Becoming an authentic stonework designer is a challenging but satisfying journey. Like any trade or skill that’s tough to master, doing so provides many rewards. Furthermore, these rewards become life lessons that can be applied to all kinds of challenging situations. When we talk about traditional stonework, we mean working with raw materials. We mean real stone that has to be formed with hammers, chisels and hard work. In fact, it’s a skill that few possess but is nonetheless in demand and desirable. After all, stone buildings, walls and structures are uniquely beautiful and strong. They embody a sense of the past and the future. So, what are the life lessons learned on the journey to becoming an authentic stonework designer?

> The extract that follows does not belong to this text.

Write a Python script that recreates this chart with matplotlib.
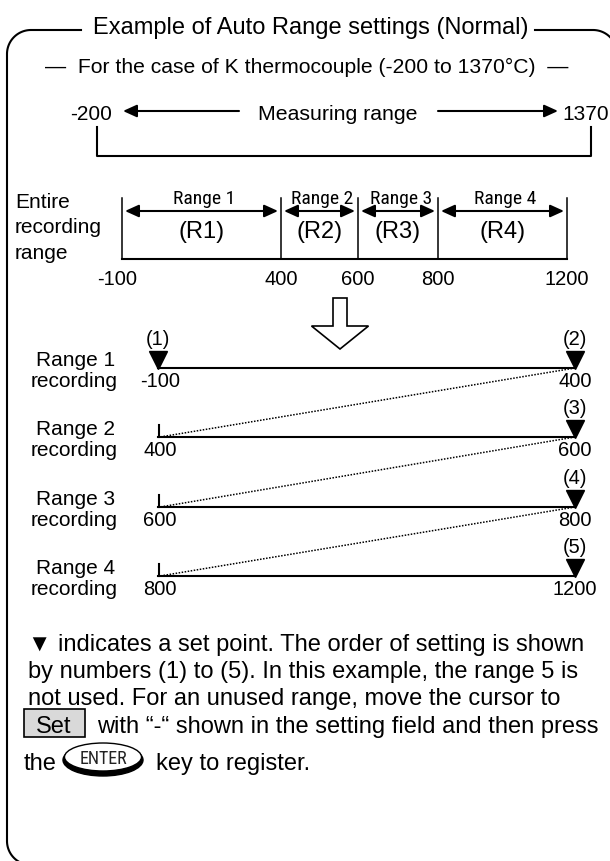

Complex Challenges Can Be Overcome
Most authentic stonework designers agree that mastering stone requires conquering a long and steep learning curve. Many will give up because it’s so challenging. However, with perseverance (and the knowledge that stone buildings do actually exist), it’s possible to slowly but surely become competent. Once competent, the craft becomes more manageable, more intuitive. By now, a stonemason will know how each different kind of stone will behave. He can spot fault lines and flaws and use them to hone the stone pieces to his advantage.
Strive for Beauty
Make no mistake; authentic stonework can be expensive. Consequently, not everyone will choose stone. However, skilled stonemasonry structures should be more costly than, say, wood. This is because a stonemason uses ancient materials and techniques that capable hands can only perform. Plus, something of beauty is being created that will last decades, if not centuries.
In a throw-away world, creating something durable is a worthy goal. After all, look at the cities and ancient stone structures that people flock to see. People are attracted by the beauty and durability of the stone. For cities, think of Rome, Prague, Quebec, and Venice. Ancient stone wonders include the Great Wall of China, the Pyramids, the Colossus of Rhodes and Stonehenge.